Blue=human chromosome, Green/yellow=centromeres, Red=human artificial chromosome. Katie Rudd / Duke University

It was Willard's search to understand the X chromosome that led him to the centromere. He and his colleagues were searching the centromeric region of the X chromosome for DNA sequences that might somehow control X inactivation. He hypothesized that the repetitive elements specific to the X chromosome might act as tags that would key the silencing mechanism. "We did find repetitive sequences specific to the X chromosome centromere," he recalls, "but they had nothing to do with X inactivation whatsoever. So, the experiment didn't work the way we thought it would, but rather than throw it away, it caught my fascination." Willard devoted his efforts to searching for evidence that the repetitive DNA found in the centromeric region was functional rather than just a pile of garbage.

This may mark the point that Willard assumed an X-man persona. "I think that was probably the low point of my reputation in the scientific community," he says, "because people really thought I was crazy. They asked, 'Why are you working on this? It's total junk. You're wasting your time. There can't be a code in there, because it's the same little sequence over and over again. So, by definition, it can't be telling us anything.' I don't know whether I like a challenge or whether I'm pig-headed, but we kept at it."

So, the "pig-headed" Willard and his colleagues invented analytical genetic techniques that enabled them to decipher DNA sequences in the hall-of-mirrors realm of the centromere. One thought was that maybe this repetitive DNA, called alpha satellite DNA, "was just a camouflage that was hiding some other magic sequence that would be buried in there, and we'd have to develop tools that would allow us to get to that magic sequence."

Willard's search for a "magic sequence" was still causing head shaking among colleagues, he says, when his laboratory dropped a scientific bombshell: It announced the creation of a functioning artificial human chromosome. Willard reasoned that if the stuttering DNA was central to the centromere's function in dividing cells, then an artificial chromosome with an artificial centromere containing only "junk" DNA should waltz right along with its natural brethren during the dance of cell division. Sure enough, when Willard and his fellow centromerists synthesized the chromosome and added it to a human cell, they found it worked beautifully. The human cells harboring the artificial chromosomes divided happily ever after, reproducing the artificial chromosomes along with the natural ones.

"Our cells have forty-six chromosomes, and we stuck in a tiny forty-seventh chromosome, and it worked just the way our natural ones do. That was the key breakthrough in that field," he says. "It showed for the first time, definitively, that these alpha satellite sequences confer centromere function."

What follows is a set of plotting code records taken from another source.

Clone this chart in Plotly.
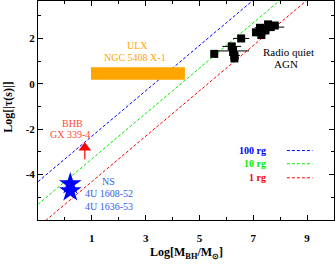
import plotly.graph_objects as go

# ---- data ----
line_labels = ["100 rg", "10 rg", "1 rg"]
line_offsets = [-3.31, -4.31, -5.31]          # log t = log M + offset
line_colors = ["#0000ff", "#00ee00", "#ff0000"]
line_x = [-1.0, 10.0]

agn_x = [5.55, 6.2, 6.25, 6.3, 6.3, 6.55, 7.1, 7.25, 7.3, 7.45, 7.55, 7.65, 7.8]
agn_y = [1.32, 1.65, 1.45, 1.25, 1.12, 2.0, 2.27, 2.47, 2.15, 2.35, 2.62, 2.5, 2.57]
agn_xerr = [0.1, 0.35, 0.6, 0.2, 0.15, 0.3, 0.1, 0.2, 0.1, 0.15, 0.1, 0.5, 0.1]

ulx_x = [0.97, 4.46]
ulx_y = [0.18, 0.73]

bhb_x = [0.74]
bhb_y = [-2.82]
bhb_down = [0.5]

ns_x = [0.2, 0.2]
ns_y = [-4.41, -4.72]

x_ticks = [1, 3, 5, 7, 9]
y_ticks = [-4, -2, 0, 2]

SERIF = "Liberation Serif"

fig = go.Figure()

# diagonal r_g lines
for lab, off, col in zip(line_labels, line_offsets, line_colors):
    fig.add_trace(go.Scatter(x=line_x, y=[v + off for v in line_x], mode="lines",
                             line=dict(color=col, width=1, dash="3px,2px"),
                             showlegend=False, hoverinfo="skip"))

# ULX rectangle
fig.add_trace(go.Scatter(x=[ulx_x[0], ulx_x[1], ulx_x[1], ulx_x[0], ulx_x[0]],
                         y=[ulx_y[0], ulx_y[0], ulx_y[1], ulx_y[1], ulx_y[0]],
                         mode="lines", fill="toself", fillcolor="#ffa500",
                         line=dict(color="#ffa500", width=0), showlegend=False))

# AGN
fig.add_trace(go.Scatter(x=agn_x, y=agn_y, mode="markers",
                         marker=dict(symbol="square", size=8, color="black"),
                         error_x=dict(type="data", array=agn_xerr, color="black",
                                      thickness=1, width=0),
                         showlegend=False))

# BHB
fig.add_trace(go.Scatter(x=bhb_x, y=bhb_y, mode="markers",
                         marker=dict(symbol="triangle-up", size=11, color="#ff0000"),
                         error_y=dict(type="data", array=[0], arrayminus=bhb_down,
                                      color="#ff0000", thickness=1.2, width=0),
                         showlegend=False))

# NS
fig.add_trace(go.Scatter(x=ns_x, y=ns_y, mode="markers",
                         marker=dict(symbol="star", size=17, color="#0000ff"),
                         showlegend=False))

def ann(text, x, y, color, size=10, bold=False, xanchor="center"):
    fig.add_annotation(x=x, y=y, text=f"<b>{text}</b>" if bold else text,
                       showarrow=False, xanchor=xanchor, yanchor="middle",
                       font=dict(family=SERIF, size=size, color=color))

ann("ULX", 2.68, 1.69, "#ffa500", 10)
ann("NGC 5408 X-1", 2.6, 1.16, "#ffa500", 10)
ann("Radio quiet", 8.3, 1.4, "black", 11)
ann("AGN", 8.2, 0.88, "black", 11)
ann("BHB", 0.28, -1.74, "#ff4a30", 10)
ann("GX 339-4", 0.2, -2.24, "#ff4a30", 10)
ann("NS", 1.63, -4.3, "#3060e8", 10)
ann("4U 1608-52", 1.63, -4.83, "#3060e8", 10)
ann("4U 1636-53", 1.63, -5.42, "#3060e8", 10)

# legend
leg_y = [-2.94, -3.52, -4.14]
for lab, col, ly in zip(line_labels, line_colors, leg_y):
    ann(lab, 7.55, ly, col, 10, bold=True, xanchor="right")
    fig.add_shape(type="line", xref="x", yref="y", x0=8.25, x1=9.2, y0=ly, y1=ly,
                  line=dict(color=col, width=1, dash="3px,2px"))

# axis titles
fig.add_annotation(xref="paper", yref="paper", x=0.5, y=-0.151,
                   text="<b>Log[M<sub>BH</sub>/M<sub>⊙</sub>]</b>", showarrow=False,
                   xanchor="center", yanchor="middle",
                   font=dict(family=SERIF, size=12, color="black"))
fig.add_annotation(xref="paper", yref="paper", x=-0.1, y=0.514,
                   text="<b>Log[|τ(s)|]</b>", showarrow=False, textangle=-90,
                   xanchor="center", yanchor="middle",
                   font=dict(family=SERIF, size=12, color="black"))

axis_common = dict(showgrid=False, zeroline=False, showline=True, linecolor="black",
                   linewidth=1, mirror="allticks", ticks="inside", ticklen=5,
                   tickcolor="black", tickwidth=1, automargin=False,
                   tickfont=dict(family=SERIF, size=11, color="black"))

fig.update_xaxes(range=[-1, 10], tickvals=x_ticks, ticktext=[f"<b>{t}</b>" for t in x_ticks],
                 minor=dict(dtick=1, tick0=0, ticks="inside", ticklen=3, tickcolor="black"),
                 ticklabelstandoff=8, **axis_common)
fig.update_yaxes(range=[-6, 3.65], tickvals=y_ticks, ticktext=[f"<b>{t}</b>" for t in y_ticks],
                 minor=dict(dtick=1, tick0=0, ticks="inside", ticklen=3, tickcolor="black"),
                 ticklabelstandoff=0, **axis_common)

fig.update_layout(width=336, height=264, margin=dict(l=38, r=2, t=1, b=44),
                  plot_bgcolor="white", paper_bgcolor="white")

fig.write_html("out.html", config={"displayModeBar": False},
               post_script="document.body.style.margin='0';document.body.style.overflow='hidden';")
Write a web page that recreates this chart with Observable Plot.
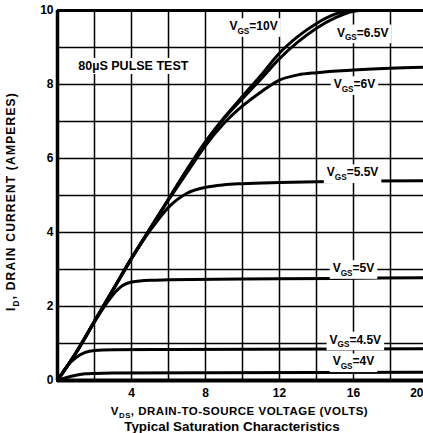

Willard insists that nature must have evolved these stuttering sequences to mean something important to the cell, since successful cell division is so critical to all life. Still, the nature of that "something" remains unknown. "I'm the first to admit that the fact that our artificial chromosomes work doesn't tell us the code the centromere uses," says Willard. "That just tells us where the code is."

The scientific community reacted to his attempts to build an artificial human chromosome with "a lot of eye-rolling," Willard says. "It was sort of, 'Here he goes again, not giving up on this idea.'" However, he recalls, when he presented his results formally at a 1997 conference in Madrid, "it put to rest the notion of a magic sequence buried in the DNA and established that it was the alpha satellite DNA itself that was being read by the cell." Willard and his colleagues are now tinkering and testing versions of the artificial chromosome, to search for the key characteristics that make the centromere work. The search will be an arduous one, given that the centromeric region comprises some 3-million DNA units on each chromosome.

As a veteran of the scientific centromere wars, Willard deeply appreciates the fact that the science of genomics is full of unknowns--X's--yet to be determined. He has no fear of confronting the unknown. "We now understand only 2 percent of the genome in terms of how it encodes information," he says. "That leaves 98 percent to go."